Ready for the craziest part? Cue “Twilight Zone” theme music: Deposits of methane in an ice-like state exist on the seafloor in – you guessed it –  the Bermuda Triangle. If and when the methane turns to gas, which it can do suddenly and in large volumes, as the theory goes, it could rise to the surface in a bubble of unholy proportions, swallowing whatever lies above.

Being the boring, awesome-theory-haters they are, the Norwegian researchers published an article titled “Craters in Barents Sea Not Connected to Bermuda Triangle.” NatGeo responded, too.
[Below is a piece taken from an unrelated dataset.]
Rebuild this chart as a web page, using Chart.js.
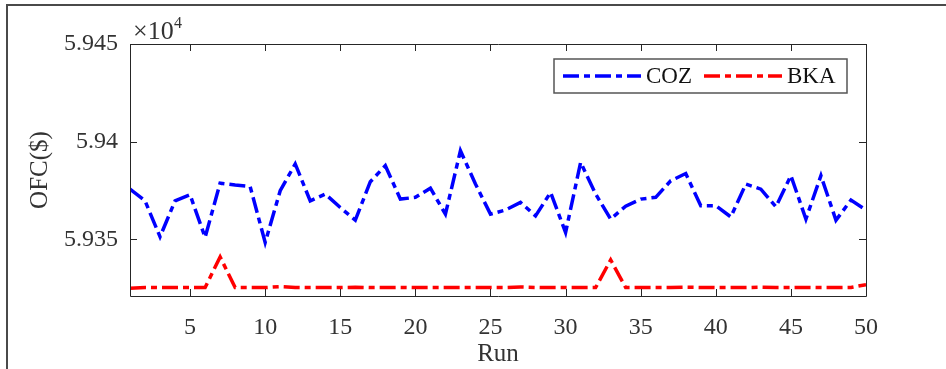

Their article called the theories “fringe,” but also noted that oil workers have called methane bubbles “burps of death” because they can “explode violently.”

So, deposits of methane ice do exist in the Bermuda Triangle. And methane ice can and does cause violent explosions on the ocean’s surface. And those explosions, physicists say, can swallow ships. But self-respecting scientists aren’t ready to propose that Bermuda Triangle exists or that it can be explained by giant ocean farts.

Whether or not the theory is true, you gotta admit it’s fun to think about. And whether or not the U.S. Navy says the Bermuda Triangle exists, I’m not about to go sail through it to find out for myself. I don’t want “Burp of Death” on my death certificate.